On appeal the Fourth Circuit reversed the denial of Cornette’s 2255 motion. To begin, it rejected the Government’s arguments on a pair of procedural issues. First, the court rejected the Government’s argument that Cornette couldn’t prove his ACCA designation came about because of the application of the now-unconstitutional residual clause, restating a holding from a prior case that if there’s any doubt as to whether the residual clause applied the benefit of the doubt went to the defendant. Second, the court held that the waiver Cornette agreed to as part of his guilty plea did not preclude his 2255 challenge because if he no longer qualified under ACCA the district court lacked the authority to impose a sentence greater than 120 months. Then the court examined each of the two priors and agreed with Cornette that they no longer qualified as ACCA predicates. As to the Georgia burglary, the court held that the statute was not divisible and was broader than the generic definition of burglary (even after Stitt), based largely on the fact that the Georgia Supreme Court didn’t narrow the definition of offense until just after Cornette was convicted.

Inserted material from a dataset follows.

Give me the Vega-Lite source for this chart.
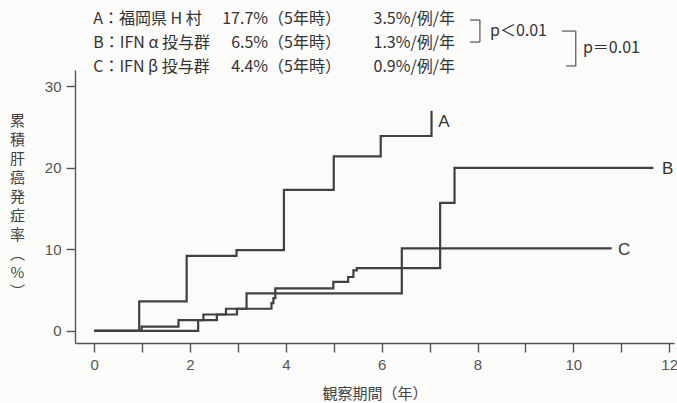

As to the North Carolina drug offense, the court held that under Simmons Cornette was not subject to a potential sentence of greater than 10 years in prison and therefore it could not be an ACCA predicate.

Congrats to the Defender office in WD NC on the win!

No Right to Jury Trial in VA Juvenile and Domestic Relations Court, So Nothing to Waive

US v. Locke: Locke was charged with possession of a firearm after having been convicted of a misdemeanor crime of domestic violence (“MCDV”). There was no dispute that he possessed a gun or that he did so after having been convicted in Virginia of assault and battery against a household member. However, Locke argued that conviction could not count as a MCDV because of a provision that exempted convictions where the defendant had been “entitled to a jury trial” and did not “knowingly and intelligently waive” that right. Locke argued that he made no such waiver. The district court rejected Locke’s argument and he was convicted at trial.

A divided Fourth Circuit affirmed Locke’s conviction. The court explained that in the Virginia Juvenile and Domestic Relations Court (“JDR”) where Locke was prosecuted he did not have a right to a trial by jury. Since there was no such right, there was nothing for Locke to waive and he couldn’t take advantage of the exemption to the MCDV definition. While Locke would have had such a right had he taken an appeal from his conviction to the circuit court, since he did not he never had such a right. The court went on to hold, applying the “presumption of regularity” of guilty pleas that Locke could not demonstrate any infirmity in his state conviction anyway.

Judge Berger (sitting by designation from SDWV) dissented. She argued that Virginia generally provided a right to a jury trial for persons like Locke who were charged with a Class A misdemeanor and that state courts had upheld the JDR system against constitutionally challenges only because the appeal to the circuit court maintained the defendant’s right to trial. Thus, Locke did have a right to a jury trial that he never waived.